WRITTEN EXERCISE: All of the material below is to be restated word for word, apart from the pictures.

INFORMATION PROVIDED:
────
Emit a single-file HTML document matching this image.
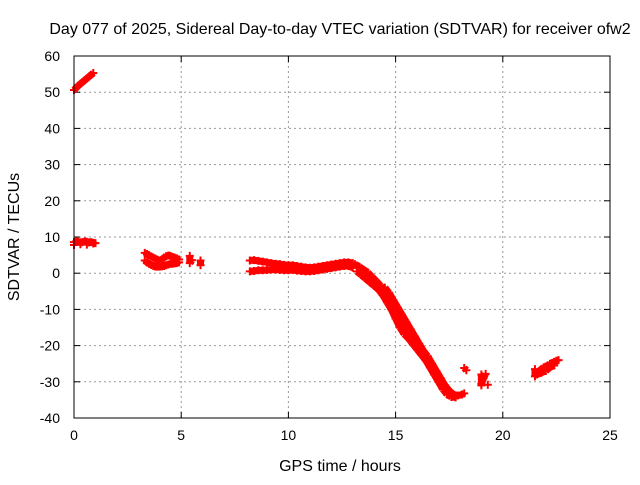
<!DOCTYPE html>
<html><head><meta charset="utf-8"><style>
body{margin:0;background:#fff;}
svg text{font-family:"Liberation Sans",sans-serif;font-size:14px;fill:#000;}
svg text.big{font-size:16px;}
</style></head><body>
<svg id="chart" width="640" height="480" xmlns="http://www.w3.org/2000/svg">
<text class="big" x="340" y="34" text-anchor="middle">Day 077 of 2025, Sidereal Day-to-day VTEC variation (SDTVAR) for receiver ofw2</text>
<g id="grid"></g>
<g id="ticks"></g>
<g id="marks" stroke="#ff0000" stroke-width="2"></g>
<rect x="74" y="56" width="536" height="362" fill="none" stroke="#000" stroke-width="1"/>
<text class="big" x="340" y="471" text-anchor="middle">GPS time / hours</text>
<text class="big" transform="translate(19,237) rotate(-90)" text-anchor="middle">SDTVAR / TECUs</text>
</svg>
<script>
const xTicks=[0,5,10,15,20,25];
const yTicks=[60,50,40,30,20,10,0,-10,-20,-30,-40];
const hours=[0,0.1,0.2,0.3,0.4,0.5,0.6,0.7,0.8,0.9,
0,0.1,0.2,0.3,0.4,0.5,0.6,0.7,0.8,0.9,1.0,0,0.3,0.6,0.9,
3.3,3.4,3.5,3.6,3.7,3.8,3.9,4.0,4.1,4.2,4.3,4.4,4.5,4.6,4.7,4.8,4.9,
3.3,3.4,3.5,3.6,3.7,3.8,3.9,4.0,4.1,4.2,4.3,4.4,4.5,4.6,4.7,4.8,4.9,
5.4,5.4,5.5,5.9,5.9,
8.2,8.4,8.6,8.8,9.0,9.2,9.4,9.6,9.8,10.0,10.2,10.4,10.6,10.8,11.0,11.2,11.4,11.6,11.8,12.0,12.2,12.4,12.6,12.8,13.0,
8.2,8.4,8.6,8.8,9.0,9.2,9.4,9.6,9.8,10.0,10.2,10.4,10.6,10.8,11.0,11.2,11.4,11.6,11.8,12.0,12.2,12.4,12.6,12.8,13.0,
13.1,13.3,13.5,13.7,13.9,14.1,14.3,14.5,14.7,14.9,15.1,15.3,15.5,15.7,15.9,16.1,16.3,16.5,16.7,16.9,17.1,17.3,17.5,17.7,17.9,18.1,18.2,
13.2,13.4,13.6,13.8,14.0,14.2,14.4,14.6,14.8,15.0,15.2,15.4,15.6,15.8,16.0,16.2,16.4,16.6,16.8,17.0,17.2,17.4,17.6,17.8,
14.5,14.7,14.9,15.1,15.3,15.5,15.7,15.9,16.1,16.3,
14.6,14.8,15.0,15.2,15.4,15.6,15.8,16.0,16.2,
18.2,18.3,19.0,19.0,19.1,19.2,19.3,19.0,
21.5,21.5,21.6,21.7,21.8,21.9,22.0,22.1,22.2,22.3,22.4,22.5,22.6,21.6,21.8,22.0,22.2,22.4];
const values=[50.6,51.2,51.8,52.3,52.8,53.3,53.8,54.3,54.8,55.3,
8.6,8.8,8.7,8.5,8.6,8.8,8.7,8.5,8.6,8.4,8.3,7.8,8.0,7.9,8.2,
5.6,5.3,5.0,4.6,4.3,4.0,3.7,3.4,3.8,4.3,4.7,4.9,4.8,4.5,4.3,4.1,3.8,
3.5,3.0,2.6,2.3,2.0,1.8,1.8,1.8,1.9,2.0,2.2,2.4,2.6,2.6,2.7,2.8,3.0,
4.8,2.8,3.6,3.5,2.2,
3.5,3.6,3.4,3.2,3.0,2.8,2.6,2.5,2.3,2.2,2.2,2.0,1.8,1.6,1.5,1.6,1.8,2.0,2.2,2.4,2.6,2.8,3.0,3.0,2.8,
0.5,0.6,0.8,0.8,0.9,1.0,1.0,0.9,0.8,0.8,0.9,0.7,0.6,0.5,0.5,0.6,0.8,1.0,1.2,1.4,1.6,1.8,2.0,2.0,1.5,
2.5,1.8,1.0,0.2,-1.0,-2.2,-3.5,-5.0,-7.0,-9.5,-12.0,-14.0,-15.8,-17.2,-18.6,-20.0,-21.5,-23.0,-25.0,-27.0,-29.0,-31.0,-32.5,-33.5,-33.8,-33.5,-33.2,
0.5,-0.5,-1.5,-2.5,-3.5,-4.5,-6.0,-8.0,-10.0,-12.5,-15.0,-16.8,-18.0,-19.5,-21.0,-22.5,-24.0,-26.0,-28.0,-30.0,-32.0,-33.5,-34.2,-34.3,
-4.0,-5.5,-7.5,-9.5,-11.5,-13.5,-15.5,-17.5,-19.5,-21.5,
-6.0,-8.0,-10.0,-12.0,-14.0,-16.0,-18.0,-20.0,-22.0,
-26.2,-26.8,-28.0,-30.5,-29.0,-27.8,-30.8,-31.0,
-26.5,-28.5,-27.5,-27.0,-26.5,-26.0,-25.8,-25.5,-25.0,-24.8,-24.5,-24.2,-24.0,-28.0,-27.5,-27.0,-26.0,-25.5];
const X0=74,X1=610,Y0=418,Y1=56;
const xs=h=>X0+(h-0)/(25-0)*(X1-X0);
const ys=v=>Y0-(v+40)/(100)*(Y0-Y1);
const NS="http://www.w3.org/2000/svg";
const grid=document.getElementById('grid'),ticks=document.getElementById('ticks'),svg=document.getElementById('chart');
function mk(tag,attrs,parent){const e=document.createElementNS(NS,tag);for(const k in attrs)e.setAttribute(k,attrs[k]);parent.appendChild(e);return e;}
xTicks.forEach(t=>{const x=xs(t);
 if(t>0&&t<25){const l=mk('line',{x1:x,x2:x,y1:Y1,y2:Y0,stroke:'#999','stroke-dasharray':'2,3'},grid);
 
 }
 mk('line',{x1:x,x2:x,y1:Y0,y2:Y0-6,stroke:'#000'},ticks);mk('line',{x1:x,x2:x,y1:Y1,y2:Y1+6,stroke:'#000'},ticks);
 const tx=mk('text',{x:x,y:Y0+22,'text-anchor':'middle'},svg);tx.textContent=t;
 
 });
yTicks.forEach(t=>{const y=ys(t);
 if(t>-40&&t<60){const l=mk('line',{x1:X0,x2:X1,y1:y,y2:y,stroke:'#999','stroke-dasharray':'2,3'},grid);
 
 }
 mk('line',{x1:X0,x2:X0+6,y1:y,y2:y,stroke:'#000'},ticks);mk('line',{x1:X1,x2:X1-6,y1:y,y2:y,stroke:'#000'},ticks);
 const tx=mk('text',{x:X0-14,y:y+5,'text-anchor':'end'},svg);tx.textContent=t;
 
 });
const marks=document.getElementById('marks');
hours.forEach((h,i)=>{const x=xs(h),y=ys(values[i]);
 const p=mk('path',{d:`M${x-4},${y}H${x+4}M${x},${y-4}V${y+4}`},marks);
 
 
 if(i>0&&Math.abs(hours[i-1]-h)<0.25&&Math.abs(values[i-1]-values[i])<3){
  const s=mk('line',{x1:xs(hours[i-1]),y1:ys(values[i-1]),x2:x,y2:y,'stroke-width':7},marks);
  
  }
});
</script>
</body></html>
────
SOLVED PROBLEM:
Emit a single-file HTML document matching this image.
<!DOCTYPE html>
<html><head><meta charset="utf-8"><style>
body{margin:0;background:#fff;}
svg text{font-family:"Liberation Sans",sans-serif;font-size:14px;fill:#000;}
svg text.big{font-size:16px;}
</style></head><body>
<svg id="chart" width="640" height="480" xmlns="http://www.w3.org/2000/svg">
<text class="big" x="340" y="34" text-anchor="middle">Day 077 of 2025, Sidereal Day-to-day VTEC variation (SDTVAR) for receiver ofw2</text>
<g id="grid"></g>
<g id="ticks"></g>
<g id="marks" stroke="#ff0000" stroke-width="2"></g>
<rect x="74" y="56" width="536" height="362" fill="none" stroke="#000" stroke-width="1"/>
<text class="big" x="340" y="471" text-anchor="middle">GPS time / hours</text>
<text class="big" transform="translate(19,237) rotate(-90)" text-anchor="middle">SDTVAR / TECUs</text>
</svg>
<script>
const xTicks=[0,5,10,15,20,25];
const yTicks=[60,50,40,30,20,10,0,-10,-20,-30,-40];
const hours=[0,0.1,0.2,0.3,0.4,0.5,0.6,0.7,0.8,0.9,
0,0.1,0.2,0.3,0.4,0.5,0.6,0.7,0.8,0.9,1.0,0,0.3,0.6,0.9,
3.3,3.4,3.5,3.6,3.7,3.8,3.9,4.0,4.1,4.2,4.3,4.4,4.5,4.6,4.7,4.8,4.9,
3.3,3.4,3.5,3.6,3.7,3.8,3.9,4.0,4.1,4.2,4.3,4.4,4.5,4.6,4.7,4.8,4.9,
5.4,5.4,5.5,5.9,5.9,
8.2,8.4,8.6,8.8,9.0,9.2,9.4,9.6,9.8,10.0,10.2,10.4,10.6,10.8,11.0,11.2,11.4,11.6,11.8,12.0,12.2,12.4,12.6,12.8,13.0,
8.2,8.4,8.6,8.8,9.0,9.2,9.4,9.6,9.8,10.0,10.2,10.4,10.6,10.8,11.0,11.2,11.4,11.6,11.8,12.0,12.2,12.4,12.6,12.8,13.0,
13.1,13.3,13.5,13.7,13.9,14.1,14.3,14.5,14.7,14.9,15.1,15.3,15.5,15.7,15.9,16.1,16.3,16.5,16.7,16.9,17.1,17.3,17.5,17.7,17.9,18.1,18.2,
13.2,13.4,13.6,13.8,14.0,14.2,14.4,14.6,14.8,15.0,15.2,15.4,15.6,15.8,16.0,16.2,16.4,16.6,16.8,17.0,17.2,17.4,17.6,17.8,
14.5,14.7,14.9,15.1,15.3,15.5,15.7,15.9,16.1,16.3,
14.6,14.8,15.0,15.2,15.4,15.6,15.8,16.0,16.2,
18.2,18.3,19.0,19.0,19.1,19.2,19.3,19.0,
21.5,21.5,21.6,21.7,21.8,21.9,22.0,22.1,22.2,22.3,22.4,22.5,22.6,21.6,21.8,22.0,22.2,22.4];
const values=[50.6,51.2,51.8,52.3,52.8,53.3,53.8,54.3,54.8,55.3,
8.6,8.8,8.7,8.5,8.6,8.8,8.7,8.5,8.6,8.4,8.3,7.8,8.0,7.9,8.2,
5.6,5.3,5.0,4.6,4.3,4.0,3.7,3.4,3.8,4.3,4.7,4.9,4.8,4.5,4.3,4.1,3.8,
3.5,3.0,2.6,2.3,2.0,1.8,1.8,1.8,1.9,2.0,2.2,2.4,2.6,2.6,2.7,2.8,3.0,
4.8,2.8,3.6,3.5,2.2,
3.5,3.6,3.4,3.2,3.0,2.8,2.6,2.5,2.3,2.2,2.2,2.0,1.8,1.6,1.5,1.6,1.8,2.0,2.2,2.4,2.6,2.8,3.0,3.0,2.8,
0.5,0.6,0.8,0.8,0.9,1.0,1.0,0.9,0.8,0.8,0.9,0.7,0.6,0.5,0.5,0.6,0.8,1.0,1.2,1.4,1.6,1.8,2.0,2.0,1.5,
2.5,1.8,1.0,0.2,-1.0,-2.2,-3.5,-5.0,-7.0,-9.5,-12.0,-14.0,-15.8,-17.2,-18.6,-20.0,-21.5,-23.0,-25.0,-27.0,-29.0,-31.0,-32.5,-33.5,-33.8,-33.5,-33.2,
0.5,-0.5,-1.5,-2.5,-3.5,-4.5,-6.0,-8.0,-10.0,-12.5,-15.0,-16.8,-18.0,-19.5,-21.0,-22.5,-24.0,-26.0,-28.0,-30.0,-32.0,-33.5,-34.2,-34.3,
-4.0,-5.5,-7.5,-9.5,-11.5,-13.5,-15.5,-17.5,-19.5,-21.5,
-6.0,-8.0,-10.0,-12.0,-14.0,-16.0,-18.0,-20.0,-22.0,
-26.2,-26.8,-28.0,-30.5,-29.0,-27.8,-30.8,-31.0,
-26.5,-28.5,-27.5,-27.0,-26.5,-26.0,-25.8,-25.5,-25.0,-24.8,-24.5,-24.2,-24.0,-28.0,-27.5,-27.0,-26.0,-25.5];
const X0=74,X1=610,Y0=418,Y1=56;
const xs=h=>X0+(h-0)/(25-0)*(X1-X0);
const ys=v=>Y0-(v+40)/(100)*(Y0-Y1);
const NS="http://www.w3.org/2000/svg";
const grid=document.getElementById('grid'),ticks=document.getElementById('ticks'),svg=document.getElementById('chart');
function mk(tag,attrs,parent){const e=document.createElementNS(NS,tag);for(const k in attrs)e.setAttribute(k,attrs[k]);parent.appendChild(e);return e;}
xTicks.forEach(t=>{const x=xs(t);
 if(t>0&&t<25){const l=mk('line',{x1:x,x2:x,y1:Y1,y2:Y0,stroke:'#999','stroke-dasharray':'2,3'},grid);
 
 }
 mk('line',{x1:x,x2:x,y1:Y0,y2:Y0-6,stroke:'#000'},ticks);mk('line',{x1:x,x2:x,y1:Y1,y2:Y1+6,stroke:'#000'},ticks);
 const tx=mk('text',{x:x,y:Y0+22,'text-anchor':'middle'},svg);tx.textContent=t;
 
 });
yTicks.forEach(t=>{const y=ys(t);
 if(t>-40&&t<60){const l=mk('line',{x1:X0,x2:X1,y1:y,y2:y,stroke:'#999','stroke-dasharray':'2,3'},grid);
 
 }
 mk('line',{x1:X0,x2:X0+6,y1:y,y2:y,stroke:'#000'},ticks);mk('line',{x1:X1,x2:X1-6,y1:y,y2:y,stroke:'#000'},ticks);
 const tx=mk('text',{x:X0-14,y:y+5,'text-anchor':'end'},svg);tx.textContent=t;
 
 });
const marks=document.getElementById('marks');
hours.forEach((h,i)=>{const x=xs(h),y=ys(values[i]);
 const p=mk('path',{d:`M${x-4},${y}H${x+4}M${x},${y-4}V${y+4}`},marks);
 
 
 if(i>0&&Math.abs(hours[i-1]-h)<0.25&&Math.abs(values[i-1]-values[i])<3){
  const s=mk('line',{x1:xs(hours[i-1]),y1:ys(values[i-1]),x2:x,y2:y,'stroke-width':7},marks);
  
  }
});
</script>
</body></html>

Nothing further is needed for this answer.